Nolan v. San Antonio Ranch Co.

Decision Date09 June 1891
Citation16 S.W. 1064
PartiesNOLAN, Sheriff and Collector, v. SAN ANTONIO RANCH CO.
CourtTexas Supreme Court

Appeal from district court, Kinney county; WINCHESTER KELSO, Judge.

Bill for injunction by San Antonio Ranch Company to restrain J. W. Nolan, sheriff and tax collector, from selling property of plaintiff seized for taxes. Decree for defendant, and plaintiff appeals. Reversed.

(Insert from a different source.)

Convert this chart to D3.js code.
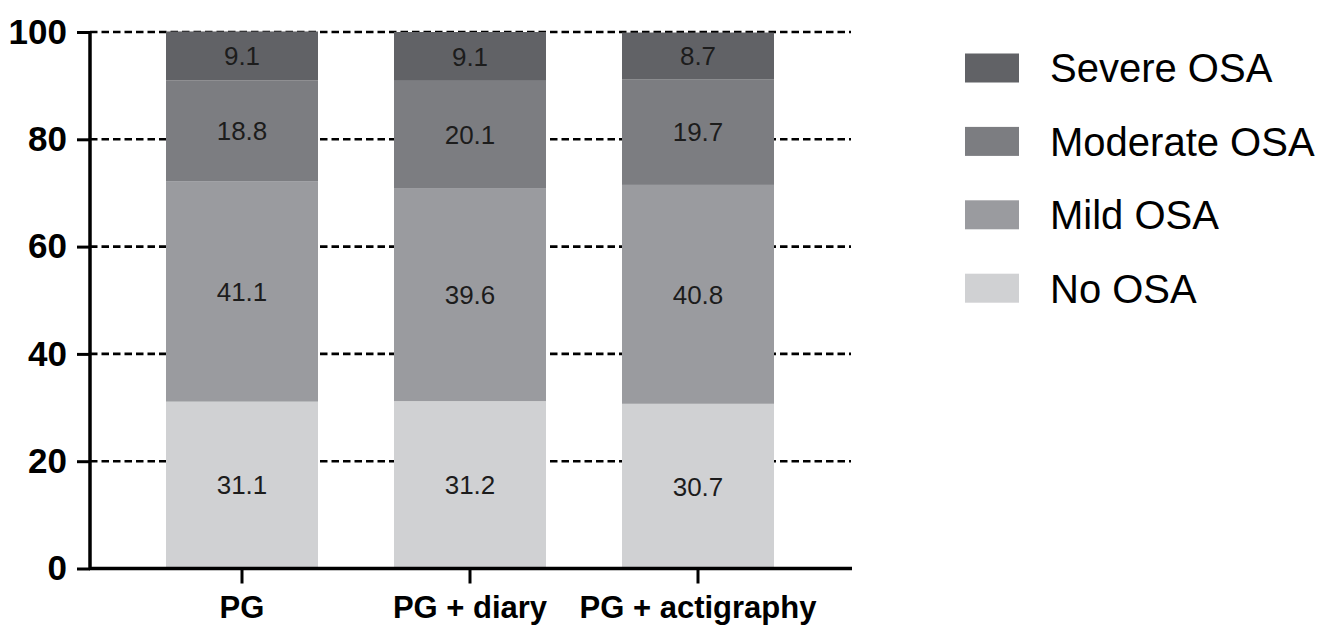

I. L. Martin, for appellant. Barnard & Green, for appellee.

STAYTON, C. J.

Appellee owned a ranch situated in Maverick and Kinney counties, which, according to the averments of the petition, embraces about 250,000 acres, on which it had about 10,000 cattle, in the year 1889. Five thousand of these were assessed for taxation in Kinney county, and the collector had seized some of them for the purpose of sale to pay the sum due on the assessment, when this suit was brought to restrain him, on the ground that taxes on all the cattle had been paid in Maverick county. The petition alleges that about 200,000 acres of appellee's pasture was in Maverick county, and about 50,000 acres in Kinney county; but there was no proof as to this, except a sketch showing the entire pasture, its form, and the line between the two counties, from which it appears that about one-half of the pasture is in each county. Appellee is a corporation having its principal office in Bexar county, and, to avoid the payment of taxes in Kinney county, it alleged and sought to prove that the business of the ranch was conducted at a place in Maverick county at which the manager resided, but there was evidence tending to show that there was a ranch establishment in Kinney county from which the cattle in its vicinity were managed. The case was evidently tried on the theory that, if the taxes were paid in the county in which the principal management of the ranch was conducted, this would relieve appellee from liability to pay taxes in the other county, and a judgment was rendered in favor of appellee, doubtless on that theory, which may have been based on the opinion in the case of Court v. O'Connr, 65 Tex. 334. Since the decision of that case, however, the legislature enacted the following law. "All persons, companies, and corporations owning pastures in the state which lie on county boundaries, shall be required to list for assessment all live-stock of any kind owned by them in said pastures in the several counties in which such pastures are situated, listing in each county such proportion of said stock as...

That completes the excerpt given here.